▶ [Challenge]: Output a single figure: the number of lines in which the word "draw" appears.

▶ [Recorded information]:
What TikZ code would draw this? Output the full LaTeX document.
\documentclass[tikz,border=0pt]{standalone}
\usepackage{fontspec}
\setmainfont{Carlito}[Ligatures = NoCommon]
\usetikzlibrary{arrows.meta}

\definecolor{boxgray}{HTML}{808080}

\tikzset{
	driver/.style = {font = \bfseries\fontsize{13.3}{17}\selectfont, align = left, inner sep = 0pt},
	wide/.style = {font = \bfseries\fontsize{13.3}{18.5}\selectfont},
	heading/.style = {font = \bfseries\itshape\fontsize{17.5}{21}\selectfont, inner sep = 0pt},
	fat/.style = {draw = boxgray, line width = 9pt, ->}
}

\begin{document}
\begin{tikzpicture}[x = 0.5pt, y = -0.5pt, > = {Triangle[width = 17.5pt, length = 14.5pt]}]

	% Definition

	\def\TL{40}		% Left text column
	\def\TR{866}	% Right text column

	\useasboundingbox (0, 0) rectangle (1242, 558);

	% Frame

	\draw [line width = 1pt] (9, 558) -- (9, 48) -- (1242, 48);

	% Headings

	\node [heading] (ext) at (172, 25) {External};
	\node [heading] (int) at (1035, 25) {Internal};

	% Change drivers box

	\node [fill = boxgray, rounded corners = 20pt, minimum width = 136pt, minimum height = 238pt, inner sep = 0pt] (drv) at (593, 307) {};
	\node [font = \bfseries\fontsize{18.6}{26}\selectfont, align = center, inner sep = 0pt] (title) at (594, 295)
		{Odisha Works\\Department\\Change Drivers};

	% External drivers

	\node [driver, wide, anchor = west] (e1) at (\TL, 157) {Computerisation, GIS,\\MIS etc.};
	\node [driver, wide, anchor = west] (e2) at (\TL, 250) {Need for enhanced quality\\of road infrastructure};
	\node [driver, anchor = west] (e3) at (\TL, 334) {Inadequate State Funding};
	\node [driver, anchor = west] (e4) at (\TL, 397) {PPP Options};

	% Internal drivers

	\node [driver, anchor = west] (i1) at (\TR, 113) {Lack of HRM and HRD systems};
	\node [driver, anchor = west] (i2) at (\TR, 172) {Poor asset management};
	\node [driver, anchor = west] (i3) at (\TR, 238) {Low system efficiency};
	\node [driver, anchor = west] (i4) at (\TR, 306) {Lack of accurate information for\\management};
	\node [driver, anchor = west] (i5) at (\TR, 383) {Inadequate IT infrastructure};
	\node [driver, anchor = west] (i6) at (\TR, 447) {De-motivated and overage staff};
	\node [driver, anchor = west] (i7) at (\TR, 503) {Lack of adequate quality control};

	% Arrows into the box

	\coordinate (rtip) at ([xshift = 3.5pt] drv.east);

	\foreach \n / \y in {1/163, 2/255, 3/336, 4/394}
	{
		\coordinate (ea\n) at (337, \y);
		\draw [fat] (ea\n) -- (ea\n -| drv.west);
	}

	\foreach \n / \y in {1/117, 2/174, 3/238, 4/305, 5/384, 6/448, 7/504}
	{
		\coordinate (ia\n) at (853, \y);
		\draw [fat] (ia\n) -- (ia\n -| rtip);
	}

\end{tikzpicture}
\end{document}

--

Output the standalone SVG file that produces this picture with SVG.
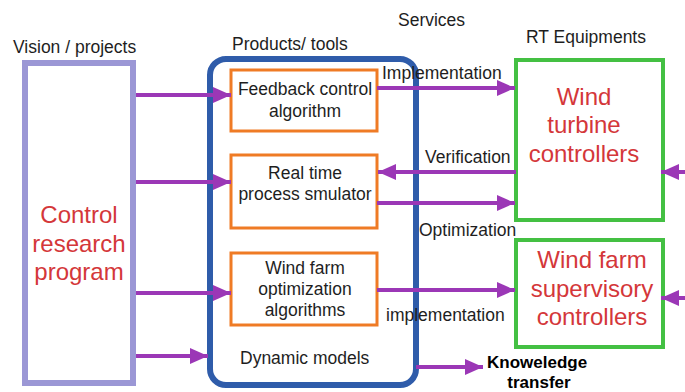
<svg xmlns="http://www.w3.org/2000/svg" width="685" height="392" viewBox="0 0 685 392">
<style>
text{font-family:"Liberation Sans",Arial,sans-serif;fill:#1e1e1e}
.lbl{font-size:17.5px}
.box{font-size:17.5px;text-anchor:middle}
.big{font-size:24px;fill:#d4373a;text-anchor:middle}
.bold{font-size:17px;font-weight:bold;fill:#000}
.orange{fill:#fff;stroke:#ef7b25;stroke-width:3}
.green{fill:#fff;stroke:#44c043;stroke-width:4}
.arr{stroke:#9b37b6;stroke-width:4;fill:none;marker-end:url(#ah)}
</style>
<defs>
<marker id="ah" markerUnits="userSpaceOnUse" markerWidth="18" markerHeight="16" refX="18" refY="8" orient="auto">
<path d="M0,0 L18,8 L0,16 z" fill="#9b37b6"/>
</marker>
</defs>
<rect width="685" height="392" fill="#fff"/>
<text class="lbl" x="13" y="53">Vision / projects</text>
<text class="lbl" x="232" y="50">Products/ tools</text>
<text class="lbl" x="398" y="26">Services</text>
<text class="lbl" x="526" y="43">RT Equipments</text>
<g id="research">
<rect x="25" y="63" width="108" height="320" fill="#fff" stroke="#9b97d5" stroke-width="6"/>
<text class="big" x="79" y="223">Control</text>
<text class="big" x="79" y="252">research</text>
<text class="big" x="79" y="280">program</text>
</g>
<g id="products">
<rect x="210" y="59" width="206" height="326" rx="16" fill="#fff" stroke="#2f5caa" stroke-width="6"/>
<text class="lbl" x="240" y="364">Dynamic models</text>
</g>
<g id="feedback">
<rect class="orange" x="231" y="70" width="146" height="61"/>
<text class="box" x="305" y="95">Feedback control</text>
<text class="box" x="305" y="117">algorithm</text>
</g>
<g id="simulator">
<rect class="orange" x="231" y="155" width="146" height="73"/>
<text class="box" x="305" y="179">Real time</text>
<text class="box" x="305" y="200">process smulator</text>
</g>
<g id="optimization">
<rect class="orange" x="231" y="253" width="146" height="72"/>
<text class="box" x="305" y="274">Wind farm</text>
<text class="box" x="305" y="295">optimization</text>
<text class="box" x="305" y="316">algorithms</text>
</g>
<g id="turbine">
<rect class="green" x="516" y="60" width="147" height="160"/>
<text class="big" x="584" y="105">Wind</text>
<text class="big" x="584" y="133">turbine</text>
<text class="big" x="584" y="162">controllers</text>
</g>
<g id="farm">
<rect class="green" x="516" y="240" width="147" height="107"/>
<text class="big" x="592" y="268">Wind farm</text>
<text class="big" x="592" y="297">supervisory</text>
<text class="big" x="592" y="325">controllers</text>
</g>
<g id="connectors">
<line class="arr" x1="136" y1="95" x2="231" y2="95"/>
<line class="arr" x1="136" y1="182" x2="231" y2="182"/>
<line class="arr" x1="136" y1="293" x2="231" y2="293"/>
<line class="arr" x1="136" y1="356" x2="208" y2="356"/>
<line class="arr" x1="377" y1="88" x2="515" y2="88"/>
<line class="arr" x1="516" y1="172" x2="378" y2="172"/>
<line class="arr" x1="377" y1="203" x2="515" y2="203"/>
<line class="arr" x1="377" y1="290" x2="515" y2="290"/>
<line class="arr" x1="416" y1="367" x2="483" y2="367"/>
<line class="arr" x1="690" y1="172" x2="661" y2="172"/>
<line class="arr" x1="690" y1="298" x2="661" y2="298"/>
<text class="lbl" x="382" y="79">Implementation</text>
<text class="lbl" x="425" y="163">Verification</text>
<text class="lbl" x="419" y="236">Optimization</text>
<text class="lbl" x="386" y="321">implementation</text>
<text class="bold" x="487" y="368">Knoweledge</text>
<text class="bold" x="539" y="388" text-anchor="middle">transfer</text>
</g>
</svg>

▶ [Correct output]: 5